Tuesday, November 17, 2009

"all that the rain promises"

i'm not a good sleeper. i often spend a large portion of my nighttime awake. lately it's usually a cat or a kid inside, or a screeching raccoon fight outside, that wakes me up. once awake, there are then a million things that can keep me awake: hooting owls, random thoughts, the rain and wind.

last night, trying to get to sleep at about 1 am, all i could hear was the sound of the pouring rain. it had been pouring steadily for hours. once i focused solely on that sound, i was suddenly overcome with an extreme feeling of peace and contentment. i'm so happy we don't live in the middle of an apartment building; it is the unique patter of heavy, solid rain on the roof above and broad green leaves - like the large rhododendron outside my bedroom window - that is the sound i remember from my childhood. rain is never far from a northwesterner, from anything we write or talk about; and suddenly a phrase popped into my head, clearly connected in some way to something literary: "all that the rain promises". what was it from? it's not from the usual rain-soaked PNW literary oeuvre ("The Good Rain", by Egan; "It Rains All The Time" by Laskin; etc etc). finally i remembered: it's nothing more nor less than the title of a mushroom identification book by everyone's favorite wacky mycologist, david arora.

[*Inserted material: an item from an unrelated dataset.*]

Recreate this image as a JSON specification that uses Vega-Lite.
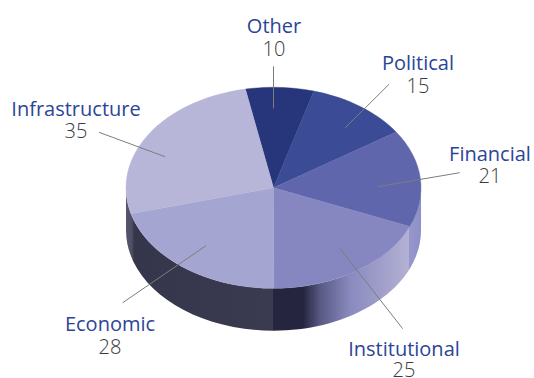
{
  "$schema": "https://vega.github.io/schema/vega-lite/v6.json",
  "width": 534,
  "height": 378,
  "padding": 0,
  "autosize": {"type": "none"},
  "background": "white",
  "config": {"view": {"stroke": null}},
  "datasets": {
    "sectors": [
      {"sector": "Other", "value": 10, "labelX": 0.5, "nameY": -154.8, "valueY": -131.5, "fromX": 0, "fromY": -121.5, "toX": 0, "toY": -79.5},
      {"sector": "Political", "value": 15, "labelX": 144.5, "nameY": -117.8, "valueY": -94.8, "fromX": 115.5, "fromY": -103.5, "toX": 71.8, "toY": -60.1},
      {"sector": "Financial", "value": 21, "labelX": 216.5, "nameY": -26.8, "valueY": -4.8, "fromX": 186.2, "fromY": -15.1, "toX": 104.2, "toY": -1.1},
      {"sector": "Institutional", "value": 25, "labelX": 130.5, "nameY": 168.2, "valueY": 189.4, "fromX": 129.2, "fromY": 140.9, "toX": 65.8, "toY": 59.9},
      {"sector": "Economic", "value": 28, "labelX": -163.5, "nameY": 143.2, "valueY": 166.2, "fromX": -150.8, "fromY": 114.9, "toX": -67.5, "toY": 57.9},
      {"sector": "Infrastructure", "value": 35, "labelX": -197.5, "nameY": -71.8, "valueY": -49.8, "fromX": -174.5, "fromY": -55.5, "toX": -108.5, "toY": -31.1}
    ]
  },
  "encoding": {
    "x": {"scale": {"domain": [-273.5, 260.5]}, "axis": null},
    "y": {"scale": {"domain": [190.2, -187.8]}, "axis": null}
  },
  "layer": [
    {
      "description": "Side wall of the disc, with the shading seams where sectors meet",
      "data": {"values": [{"part": "wall"}]},
      "mark": {
        "type": "point",
        "filled": true,
        "opacity": 1,
        "size": 4,
        "shape": "M-147.5 0A147.5 100.5 0 0 0 147.5 0L147.5 42.4A147.5 100.5 0 0 1 -147.5 42.4Z",
        "fill": {
          "gradient": "linear",
          "x1": 0, "y1": 0, "x2": 1, "y2": 0,
          "stops": [
            {"offset": 0, "color": "#55566b"},
            {"offset": 0.02, "color": "#4e4e64"},
            {"offset": 0.028, "color": "#35354b"},
            {"offset": 0.499, "color": "#3a3a50"},
            {"offset": 0.5, "color": "#25253f"},
            {"offset": 0.6, "color": "#25253f"},
            {"offset": 0.66, "color": "#5a5a85"},
            {"offset": 0.76, "color": "#8a8abf"},
            {"offset": 0.959, "color": "#b3b1d3"},
            {"offset": 0.96, "color": "#9797cd"},
            {"offset": 1, "color": "#8f8fc8"}
          ]
        }
      },
      "encoding": {"x": {"datum": 0}, "y": {"datum": 0}}
    },
    {
      "description": "Top face: one wedge per sector, spanning value/134 of the ellipse",
      "data": {"name": "sectors"},
      "mark": {"type": "point", "filled": true, "opacity": 1, "size": 4, "strokeWidth": 0.4},
      "encoding": {
        "x": {"datum": 0},
        "y": {"datum": 0},
        "shape": {
          "field": "sector",
          "type": "nominal",
          "legend": null,
          "scale": {
            "domain": ["Other", "Political", "Financial", "Institutional", "Economic", "Infrastructure"],
            "range": [
              "M0 0L-28.1 -98.7A147.5 100.5 0 0 1 40.4 -96.7Z",
              "M0 0L40.4 -96.7A147.5 100.5 0 0 1 122.6 -55.9Z",
              "M0 0L122.6 -55.9A147.5 100.5 0 0 1 136.2 38.6Z",
              "M0 0L136.2 38.6A147.5 100.5 0 0 1 0.5 100.5Z",
              "M0 0L0.5 100.5A147.5 100.5 0 0 1 -142.5 26Z",
              "M0 0L-142.5 26A147.5 100.5 0 0 1 -28.1 -98.7Z"
            ]
          }
        },
        "fill": {
          "field": "sector",
          "type": "nominal",
          "legend": null,
          "scale": {
            "domain": ["Other", "Political", "Financial", "Institutional", "Economic", "Infrastructure"],
            "range": ["#27357a", "#3b4b96", "#5f66ab", "#8686c0", "#a5a5d2", "#b7b6d9"]
          }
        },
        "stroke": {
          "field": "sector",
          "type": "nominal",
          "legend": null,
          "scale": {
            "domain": ["Other", "Political", "Financial", "Institutional", "Economic", "Infrastructure"],
            "range": ["#27357a", "#3b4b96", "#5f66ab", "#8686c0", "#a5a5d2", "#b7b6d9"]
          }
        }
      }
    },
    {
      "description": "Leader lines from each label into its sector",
      "data": {"name": "sectors"},
      "mark": {"type": "rule", "color": "#7d7d7d", "strokeWidth": 1},
      "encoding": {
        "x": {"field": "fromX", "type": "quantitative"},
        "y": {"field": "fromY", "type": "quantitative"},
        "x2": {"field": "toX"},
        "y2": {"field": "toY"}
      }
    },
    {
      "description": "Sector names",
      "data": {"name": "sectors"},
      "mark": {"type": "text", "font": "Open Sans", "fontSize": 20, "color": "#2b4596", "align": "center", "baseline": "alphabetic"},
      "encoding": {
        "x": {"field": "labelX", "type": "quantitative"},
        "y": {"field": "nameY", "type": "quantitative"},
        "text": {"field": "sector", "type": "nominal"}
      }
    },
    {
      "description": "Sector counts",
      "data": {"name": "sectors"},
      "mark": {"type": "text", "font": "Open Sans", "fontSize": 20, "fontWeight": 300, "color": "#3a3a3a", "align": "center", "baseline": "alphabetic"},
      "encoding": {
        "x": {"field": "labelX", "type": "quantitative"},
        "y": {"field": "valueY", "type": "quantitative"},
        "text": {"field": "value", "type": "quantitative"}
      }
    }
  ]
}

still, i love that phrase. it seems somehow so meditative and evocative and hopeful. it kept running through my head last night (this morning), resonating something deep inside. all that the rain promises. all that the rain promises. what does the rain promise (apart from mushrooms)? why do i love it so much?

to me, it promises green, growing, living things; it promises the need for a hot cup of coffee and fires in fireplaces; it promises books to read and a repetitive sound to lull me to sleep; it promises flowers and trees and yes, mushrooms, streams and fish; it promises a slowing down, a rest, a family pulled together for the fall, winter and spring.

what does the rain promise to you?

Friday, November 13, 2009

in the interest of time

let's face it, loyal (15) readers, this going-back-to-school thing is kicking my ass, no two ways about it.

i have several posts in line but can't seem to find the time to complete anything these days, not even simple knitting projects.

but just to keep y'all interested, i'm going to take a moment to promote a blog i stumbled across and love:

i don't know how this guy can do it - or exactly what it is - but it's almost invariably great. be sure and check out the recent post on everyone's favorite governator and an uncanny coincidence in a letter he wrote...

and especially, if you look at nothing else, read this enormously clever look at regional speak via word clouds from internet-harvested blogs and social sites, comparing the relative frequencies of words used in the northeast as compared to the south...

there, now you have something to read this long afternoon. enjoy! i'll be back soon to promote the blogs that i love that are actually produced by people i love. how fabulous that is!